- Country: United States
- Language: English

Publication
- Published in: Shenandoah
- Publication date: Spring 1967

= The Voyage to Rosewood =

1967 short story by Joyce Carol Oates

"The Voyage to Rosewood" is a short story by Joyce Carol Oates originally published in Shenandoah (Spring 1967) and first collected in The Goddess and Other Women (1974) by Vanguard Press.

==Plot==
"The Voyage to Rosewood" is presented in a first-person confessional by Marsha, the 16-year-old protagonist.

Marsha lives in a rural district and is bused to school. Her parents are working-class but impoverished, and she is acutely aware of her class inferiority with the affluent city youth who attend her high school. An awkward and sensitive girl - she only uses swear words to herself - Marsha is disaffected and wishes to break free of her tedium of her provincial existence. Her relationship with her parents is "precarious...no one must tamper with it..."

She impulsively cuts school and takes a greyhound bus north, destination unknown, and spending most of her small fund of money on the fare. She gets off in the small town of Remus. Wandering about, Marsha is assumed to be a truant or runaway by her looks: she is not dressed for the winter weather. She enters a tavern to get warm. When the bartender asks her how old she is, Marsha responds with false bravado "none of your business", eliciting an amused chuckle from the clientele. She is casually accosted by a tall man in his early twenties named Ike. He is idle and unemployed. His teasing interrogation cuts through her lie that her name is "Linda" and on her way to a nearby town of Shepherd to take a job as a housekeeper. The two are ordered out of the tavern, and she accepts Ike's offer to give her a drive.

The passenger side door of his car is broken so she must enter and exit on the driver side. On the way they pick up Ike's sidekick, Henry, and the boys alter their destination to the town of Rosewood. Ike begins to bully the passive Henry, who is sitting in the middle. Punching him in the shoulder, he orders him to make friends with Marsha and kiss her. Henry demurs. Ike's predatory sexuality begins to emerge: he asks Marsh what her lipstick tastes like. She is not yet alarmed by her situation. The trio stops at a motorcycle repair shop and Ike goes in. Marsha exits the car to finds that the temperature has dropped precipitously. She wanders through an industrial district, terrified of the approaching snow storm. Suddenly Ike approaches her, running in a rage. He berates her for leaving him and slaps her face. Checking to see if anyone else is watching, Ike administers Marsha a vicious beating with his fists, tearing at her clothing and hair, then flees.

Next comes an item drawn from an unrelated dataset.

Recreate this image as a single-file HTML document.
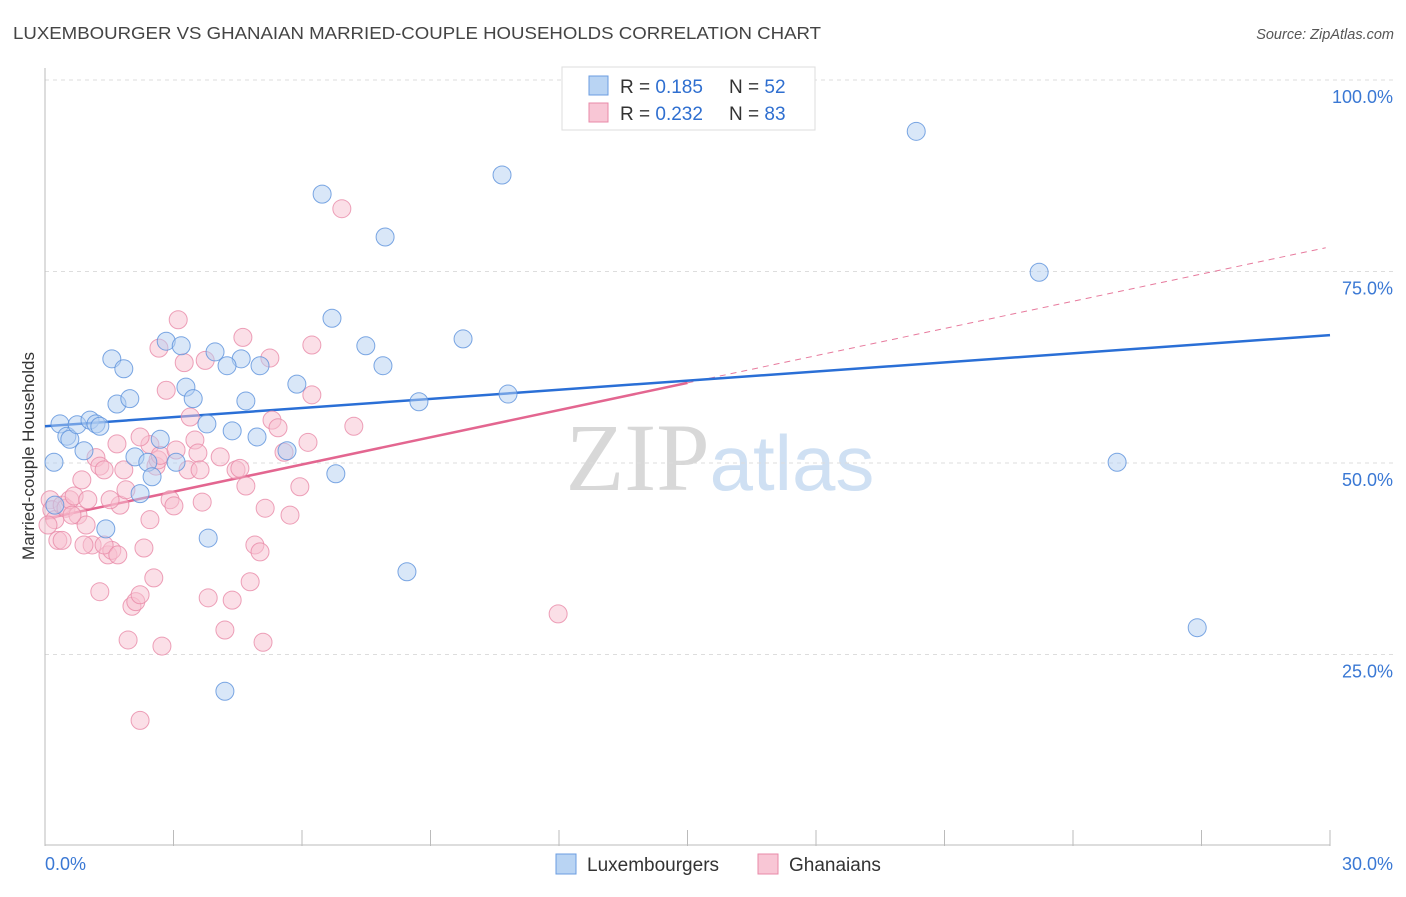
<!DOCTYPE html>
<html><head><meta charset="utf-8"><style>
body{margin:0;background:#fff;font-family:"Liberation Sans",sans-serif}
svg text{font-family:"Liberation Sans",sans-serif}
</style></head><body>
<svg id="chart" width="1406" height="892" xmlns="http://www.w3.org/2000/svg">
<text x="13" y="39" font-size="17.5" fill="#444" textLength="808" lengthAdjust="spacingAndGlyphs">LUXEMBOURGER VS GHANAIAN MARRIED-COUPLE HOUSEHOLDS CORRELATION CHART</text>
<text x="1394" y="39" font-size="14.5" fill="#555" text-anchor="end" font-style="italic">Source: ZipAtlas.com</text>
<text x="720" y="490" font-size="96" text-anchor="middle" fill="#ddd"><tspan font-family="Liberation Serif" fill="#d8d8d8">ZIP</tspan><tspan fill="#cfe0f3" font-size="78">atlas</tspan></text>
<g id="grid"></g>
<g id="axes"></g>
<text transform="translate(34,456) rotate(-90)" font-size="17" fill="#333" text-anchor="middle">Married-couple Households</text>
<g id="lines"></g>
<g id="pts"></g>
<g>
<rect x="562" y="67" width="253" height="63" fill="#fff" stroke="#ddd"/>
<rect x="589" y="76" width="19" height="19" fill="#b9d4f3" stroke="#6b9de0"/>
<rect x="589" y="103" width="19" height="19" fill="#f8c6d5" stroke="#e88aa8"/>
<text x="620" y="93" font-size="19" fill="#333">R = <tspan fill="#2f6fd0">0.185</tspan><tspan x="729">N = </tspan><tspan fill="#2f6fd0">52</tspan></text>
<text x="620" y="120" font-size="19" fill="#333">R = <tspan fill="#2f6fd0">0.232</tspan><tspan x="729">N = </tspan><tspan fill="#2f6fd0">83</tspan></text>
</g>
<g>
<rect x="556" y="854" width="20" height="20" fill="#b9d4f3" stroke="#6b9de0"/>
<text x="587" y="871" font-size="19" fill="#333">Luxembourgers</text>
<rect x="758" y="854" width="20" height="20" fill="#f8c6d5" stroke="#e88aa8"/>
<text x="789" y="871" font-size="19" fill="#333">Ghanaians</text>
</g>
</svg>
<script>
const yTicks=[25,50,75,100];
const yTickLabels=["25.0%","50.0%","75.0%","100.0%"];
const xTickLabels=["0.0%","30.0%"];
const luxX=[.35,.51,.58,.75,1.05,1.19,1.28,.91,.21,1.56,1.84,1.68,1.98,2.83,3.18,3.29,3.46,3.97,4.58,5.02,4.25,3.78,4.37,4.69,4.95,5.88,5.65,2.69,2.10,2.40,2.50,3.06,2.22,1.42,3.81,4.20,6.47,6.70,7.49,7.89,7.94,6.79,8.45,8.73,9.76,10.67,10.81,20.34,23.21,25.03,26.90,.23];
const luxY=[55.1,53.5,53.1,55.0,55.6,55.1,54.8,51.6,50.1,63.6,62.3,57.7,58.4,65.9,65.3,59.9,58.4,64.5,63.6,62.7,62.7,55.1,54.2,58.1,53.4,60.3,51.6,53.1,50.8,50.1,48.2,50.1,46.0,41.4,40.2,20.2,85.1,68.9,65.3,62.7,79.5,48.6,35.8,58.0,66.2,87.6,59.0,93.3,74.9,50.1,28.5,44.5];
const ghaX=[.12,.16,.23,.30,.40,.49,.58,.68,.77,.86,.96,1.00,1.10,1.19,1.28,1.38,1.47,1.56,1.68,1.75,1.84,1.89,1.94,2.03,2.12,2.22,2.22,2.31,2.45,2.54,2.59,2.64,2.73,2.66,2.83,2.92,3.01,3.11,3.25,3.34,3.39,3.50,3.57,3.67,3.74,3.81,4.09,4.20,4.37,4.46,4.55,4.62,4.69,4.79,4.90,5.02,5.09,5.14,5.25,5.30,5.44,5.58,5.72,5.95,6.14,6.23,6.23,6.93,7.21,11.98,.91,1.28,1.38,1.70,2.22,2.69,3.06,3.62,2.45,1.52,.40,.63,.07];
const ghaY=[45.2,43.9,42.6,39.9,44.5,44.1,45.2,45.7,43.2,47.8,41.9,45.2,39.3,50.7,49.6,49.1,38.0,38.6,52.5,44.5,49.1,46.5,26.9,31.3,31.9,32.8,16.4,38.9,52.4,35.0,49.6,50.4,26.1,65.0,59.5,45.2,44.4,68.7,63.1,49.1,56.0,53.0,51.3,44.9,63.4,32.4,50.8,28.2,32.1,49.1,49.3,66.4,47.0,34.5,39.3,38.4,26.6,44.1,63.7,55.6,54.6,51.4,43.2,46.9,52.7,65.4,58.9,83.2,54.8,30.3,39.3,33.2,39.3,38.0,53.4,51.0,51.7,49.1,42.6,45.2,39.9,43.2,41.9];
const luxFit=[54.8,66.7];
const ghaFit=[42.7,78.1];
const ghaSolidEnd=15;
const X=v=>45+v/30*1285, Y=v=>80+(100-v)*7.66;
const NS="http://www.w3.org/2000/svg";
function mk(p,t,a){const e=document.createElementNS(NS,t);for(const k in a)e.setAttribute(k,a[k]);document.getElementById(p).appendChild(e);return e;}
yTicks.forEach((t,i)=>{
 const g=mk('grid','line',{x1:45,x2:1394,y1:Y(t),y2:Y(t),stroke:'#ddd','stroke-dasharray':'4,4'});
 
 
 const l=mk('axes','text',{x:1393,y:Y(t)+23,'font-size':18,fill:'#3a78d4','text-anchor':'end'});l.textContent=yTickLabels[i];
 
 
});
const ax=mk('axes','line',{x1:45,x2:45,y1:68,y2:846,stroke:'#bbb'});


const bx=mk('axes','line',{x1:45,x2:1330,y1:845,y2:845,stroke:'#bbb'});


for(let i=0;i<=10;i++){const t=mk('axes','line',{x1:X(i*3),x2:X(i*3),y1:830,y2:846,stroke:'#bbb'});
 
 }
[[0,'start',45],[30,'end',1393]].forEach((d,i)=>{const l=mk('axes','text',{x:d[2],y:870,'font-size':18,fill:'#3a78d4','text-anchor':d[1]});l.textContent=xTickLabels[i];
 
 });
function pts(xs,ys,fill,stroke,name){xs.forEach((x,i)=>{const c=mk('pts','circle',{cx:X(x),cy:Y(ys[i]),r:9,fill:fill,'fill-opacity':0.5,stroke:stroke,'stroke-opacity':0.8,'stroke-width':1});
 
 });}
pts(ghaX,ghaY,'#f8bfd0','#e88aa8','ghanaian-point');
pts(luxX,luxY,'#b3cff2','#5b91dc','luxembourger-point');
const gf=x=>ghaFit[0]+(ghaFit[1]-ghaFit[0])*x/29.9;
const l1=mk('lines','line',{x1:X(ghaSolidEnd),y1:Y(gf(ghaSolidEnd)),x2:X(29.9),y2:Y(gf(29.9)),stroke:'#e77a9d','stroke-width':1,'stroke-dasharray':'6,5'});


const l2=mk('lines','line',{x1:X(0),y1:Y(gf(0)),x2:X(ghaSolidEnd),y2:Y(gf(ghaSolidEnd)),stroke:'#e36690','stroke-width':2.5});


const l3=mk('lines','line',{x1:X(0),y1:Y(luxFit[0]),x2:X(30),y2:Y(luxFit[1]),stroke:'#2a6fd6','stroke-width':2.5});


</script>
</body></html>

At the police station, Marsha is interrogated by the authorities as to what she was doing in town. Marsha, convinced that "men like tomboyish girls," she feigns indifference to her bloody injuries.
Her father is notified and arrives that evening, sickened that the police officers will disparage him for raising a wayward daughter. After Marsha gets into her father's car, he slaps her in the face and sobs plaintively "Why did you do this to us?"

==Theme==

"It is only through disruption and confusion that we grow, jarred out of ourselves by the collision of someone else's private world with our own." - Joyce Carol Oates from "Fictions, Dreams, Revelations", introduction to Scenes from American Life: Contemporary Short Fiction (1973).

"The Voyage to Rosewood" is representative of the stories in the collection The Goddess and Other Women "depicting a teenage girl on the brink of existential self-definition". The sixteen-year-old Marsha is on the threshold of her sexual identity. She is faced with defining herself either as a chaste and devoted child to her parents, or asserting her autonomy by entering into a social encounter with a predatory male stranger. Biographer Joanne V. Creighton writes:

Oates captures very well that point in adolescence when a girl begins to be aware of herself sexually, when she makes tentative groping out to the world beyond childhood.

Literary critic Greg Johnson points out a key thematic element in the story, equating the youthful male perpetrators, who exhibit sado-masochist tendencies, and the girls father, all of whom abuse the girl.

Even parental love is marked by an obsessive need for control that, when threatened, causes male characters to revert to weak "effeminate" behavior.

Johnson notes the Oates requires a reckoning for such agency on the part of girls: "Clearly, as Oates teenagers exert their natural youthful energy in gestures of autonomy or defiance"; the result invokes the intervention of the mythical Kali, inflicting punishment indiscriminately.

== Sources ==
- Creighton, Joanne V. 1979. Joyce Carol Oates. Twayne Publishers, New York. Warren G. French, editor.
- Johnson, Greg. 1994. Joyce Carol Oates: A Study of the Short Fiction. Twayne's studies in short fiction; no. 57. Twayne Publishers, New York.
- Oates, Joyce Carol. 1974. The Goddess and Other Women. Vanguard Press, New York.